## Task to carry out
Write out the data below exactly as given, without any of its pictures.
BEGIN Available data
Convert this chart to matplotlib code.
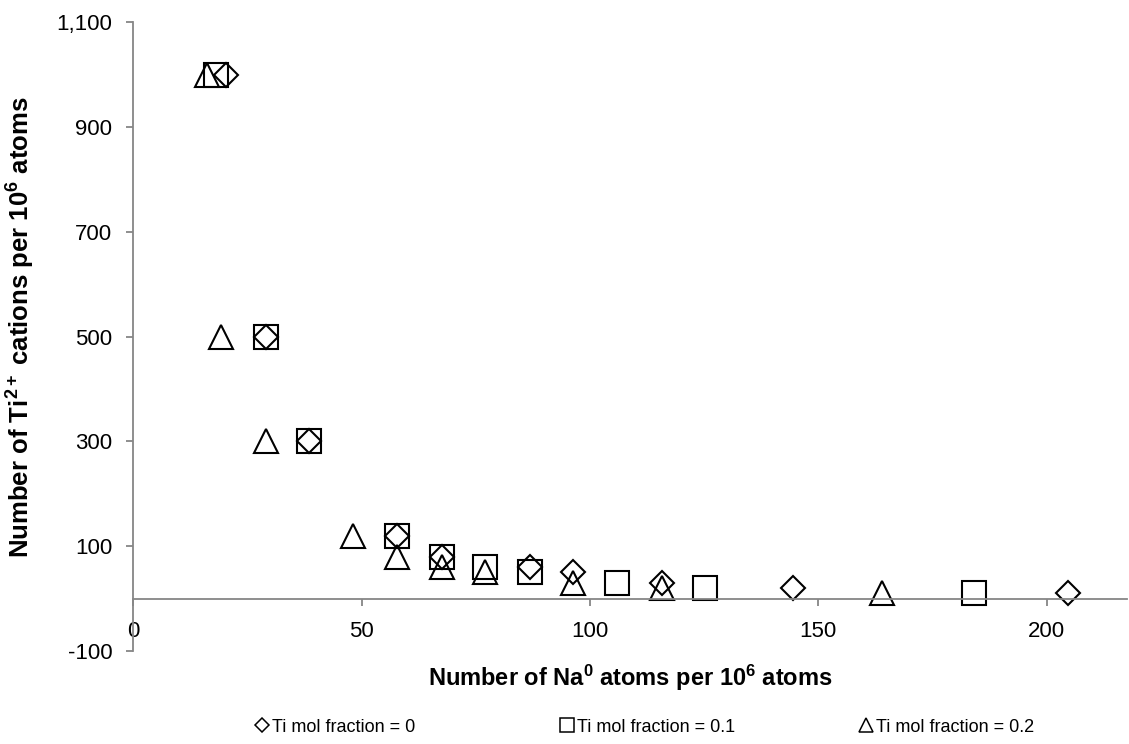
import matplotlib
matplotlib.use("Agg")
import matplotlib.pyplot as plt
from matplotlib.lines import Line2D
from matplotlib.ticker import FuncFormatter, FixedLocator

plt.rcParams['font.family'] = ['Liberation Sans', 'DejaVu Sans']
plt.rcParams['mathtext.fontset'] = 'custom'
plt.rcParams['mathtext.rm'] = 'Liberation Sans'
plt.rcParams['mathtext.bf'] = 'Liberation Sans:bold'
plt.rcParams['mathtext.it'] = 'Liberation Sans:italic'

# Data
ti0_x = [20.2, 29.0, 38.5, 57.8, 67.5, 86.9, 96.3, 115.7, 144.5, 204.7]
ti0_y = [1000, 500, 300, 120, 80, 60, 50, 30, 20, 10]
ti01_x = [18.1, 29.0, 38.5, 57.8, 67.5, 77.1, 86.9, 106.0, 125.2, 184.1]
ti01_y = [1000, 500, 300, 120, 80, 60, 50, 30, 20, 10]
ti02_x = [16.2, 19.3, 29.0, 48.1, 57.8, 67.5, 77.1, 96.3, 115.7, 164.0]
ti02_y = [1000, 500, 300, 120, 80, 60, 50, 30, 20, 10]
labels = ["Ti mol fraction = 0", "Ti mol fraction = 0.1", "Ti mol fraction = 0.2"]
x_ticks = [0, 50, 100, 150, 200]
y_ticks = [-100, 100, 300, 500, 700, 900, 1100]

W, H = 1129, 744
fig = plt.figure(figsize=(W / 100, H / 100), dpi=100)
ax = fig.add_axes([133.3 / W, 1 - 651 / H, (1127 - 133.3) / W, (651 - 22.2) / H])

common = dict(linestyle='none', markerfacecolor='none', markeredgecolor='black', markeredgewidth=1.5)
ax.plot(ti0_x, ti0_y, marker='D', markersize=12.2, **common)
ax.plot(ti01_x, ti01_y, marker='s', markersize=17.5, **common)
ax.plot(ti02_x, ti02_y, marker='^', markersize=17.5, **common)

ax.set_xlim(0, 217.6)
ax.set_ylim(-100, 1100)

gray = '#868686'
ax.spines['top'].set_visible(False)
ax.spines['right'].set_visible(False)
ax.spines['left'].set_color(gray)
ax.spines['bottom'].set_color(gray)
ax.spines['left'].set_linewidth(1.3)
ax.spines['bottom'].set_linewidth(1.3)
ax.spines['bottom'].set_position(('data', 0))

ax.xaxis.set_major_locator(FixedLocator(x_ticks))
ax.yaxis.set_major_locator(FixedLocator(y_ticks))
ax.yaxis.set_major_formatter(FuncFormatter(lambda v, p: f"{int(v):,}"))
ax.tick_params(axis='both', colors=gray, labelcolor='black', labelsize=16, length=5, width=1.3, direction='out')
ax.tick_params(axis='x', pad=11)
ax.tick_params(axis='y', pad=10)

ax.set_xlabel(r"Number of Na$^{\mathbf{0}}$ atoms per 10$^{\mathbf{6}}$ atoms", fontsize=17, fontweight='bold')
ax.set_ylabel(r"Number of Ti$^{\mathbf{2+}}$ cations per 10$^{\mathbf{6}}$ atoms", fontsize=18.5, fontweight='bold')
ax.xaxis.set_label_coords(0.5, -0.0, transform=fig.transFigure) if False else None
ax.xaxis.set_label_coords(0.5, -(678 - 651) / (651 - 22.2) - 0.0)
ax.xaxis.label.set_verticalalignment('center')
ax.yaxis.set_label_coords(-(133.3 - 21) / (1127 - 133.3), (651 - 327) / (651 - 22.2))
ax.yaxis.label.set_verticalalignment('center')

markers = [('D', 7), ('s', 9.5), ('^', 9.5)]
centers = [262, 567, 866]
for (m, ms), lab, cx in zip(markers, labels, centers):
    h = Line2D([], [], marker=m, markersize=ms, **{**common, 'markeredgewidth': 1.1})
    fig.legend([h], [lab], loc='center left', bbox_to_anchor=((cx - 7.2) / W, 1 - 727 / H),
               frameon=False, fontsize=13, handlelength=0.8, handletextpad=0.15,
               borderpad=0, borderaxespad=0)

fig.savefig("out.png", dpi=100)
END Available data
## Task result
Convert this chart to matplotlib code.
import matplotlib
matplotlib.use("Agg")
import matplotlib.pyplot as plt
from matplotlib.lines import Line2D
from matplotlib.ticker import FuncFormatter, FixedLocator

plt.rcParams['font.family'] = ['Liberation Sans', 'DejaVu Sans']
plt.rcParams['mathtext.fontset'] = 'custom'
plt.rcParams['mathtext.rm'] = 'Liberation Sans'
plt.rcParams['mathtext.bf'] = 'Liberation Sans:bold'
plt.rcParams['mathtext.it'] = 'Liberation Sans:italic'

# Data
ti0_x = [20.2, 29.0, 38.5, 57.8, 67.5, 86.9, 96.3, 115.7, 144.5, 204.7]
ti0_y = [1000, 500, 300, 120, 80, 60, 50, 30, 20, 10]
ti01_x = [18.1, 29.0, 38.5, 57.8, 67.5, 77.1, 86.9, 106.0, 125.2, 184.1]
ti01_y = [1000, 500, 300, 120, 80, 60, 50, 30, 20, 10]
ti02_x = [16.2, 19.3, 29.0, 48.1, 57.8, 67.5, 77.1, 96.3, 115.7, 164.0]
ti02_y = [1000, 500, 300, 120, 80, 60, 50, 30, 20, 10]
labels = ["Ti mol fraction = 0", "Ti mol fraction = 0.1", "Ti mol fraction = 0.2"]
x_ticks = [0, 50, 100, 150, 200]
y_ticks = [-100, 100, 300, 500, 700, 900, 1100]

W, H = 1129, 744
fig = plt.figure(figsize=(W / 100, H / 100), dpi=100)
ax = fig.add_axes([133.3 / W, 1 - 651 / H, (1127 - 133.3) / W, (651 - 22.2) / H])

common = dict(linestyle='none', markerfacecolor='none', markeredgecolor='black', markeredgewidth=1.5)
ax.plot(ti0_x, ti0_y, marker='D', markersize=12.2, **common)
ax.plot(ti01_x, ti01_y, marker='s', markersize=17.5, **common)
ax.plot(ti02_x, ti02_y, marker='^', markersize=17.5, **common)

ax.set_xlim(0, 217.6)
ax.set_ylim(-100, 1100)

gray = '#868686'
ax.spines['top'].set_visible(False)
ax.spines['right'].set_visible(False)
ax.spines['left'].set_color(gray)
ax.spines['bottom'].set_color(gray)
ax.spines['left'].set_linewidth(1.3)
ax.spines['bottom'].set_linewidth(1.3)
ax.spines['bottom'].set_position(('data', 0))

ax.xaxis.set_major_locator(FixedLocator(x_ticks))
ax.yaxis.set_major_locator(FixedLocator(y_ticks))
ax.yaxis.set_major_formatter(FuncFormatter(lambda v, p: f"{int(v):,}"))
ax.tick_params(axis='both', colors=gray, labelcolor='black', labelsize=16, length=5, width=1.3, direction='out')
ax.tick_params(axis='x', pad=11)
ax.tick_params(axis='y', pad=10)

ax.set_xlabel(r"Number of Na$^{\mathbf{0}}$ atoms per 10$^{\mathbf{6}}$ atoms", fontsize=17, fontweight='bold')
ax.set_ylabel(r"Number of Ti$^{\mathbf{2+}}$ cations per 10$^{\mathbf{6}}$ atoms", fontsize=18.5, fontweight='bold')
ax.xaxis.set_label_coords(0.5, -0.0, transform=fig.transFigure) if False else None
ax.xaxis.set_label_coords(0.5, -(678 - 651) / (651 - 22.2) - 0.0)
ax.xaxis.label.set_verticalalignment('center')
ax.yaxis.set_label_coords(-(133.3 - 21) / (1127 - 133.3), (651 - 327) / (651 - 22.2))
ax.yaxis.label.set_verticalalignment('center')

markers = [('D', 7), ('s', 9.5), ('^', 9.5)]
centers = [262, 567, 866]
for (m, ms), lab, cx in zip(markers, labels, centers):
    h = Line2D([], [], marker=m, markersize=ms, **{**common, 'markeredgewidth': 1.1})
    fig.legend([h], [lab], loc='center left', bbox_to_anchor=((cx - 7.2) / W, 1 - 727 / H),
               frameon=False, fontsize=13, handlelength=0.8, handletextpad=0.15,
               borderpad=0, borderaxespad=0)

fig.savefig("out.png", dpi=100)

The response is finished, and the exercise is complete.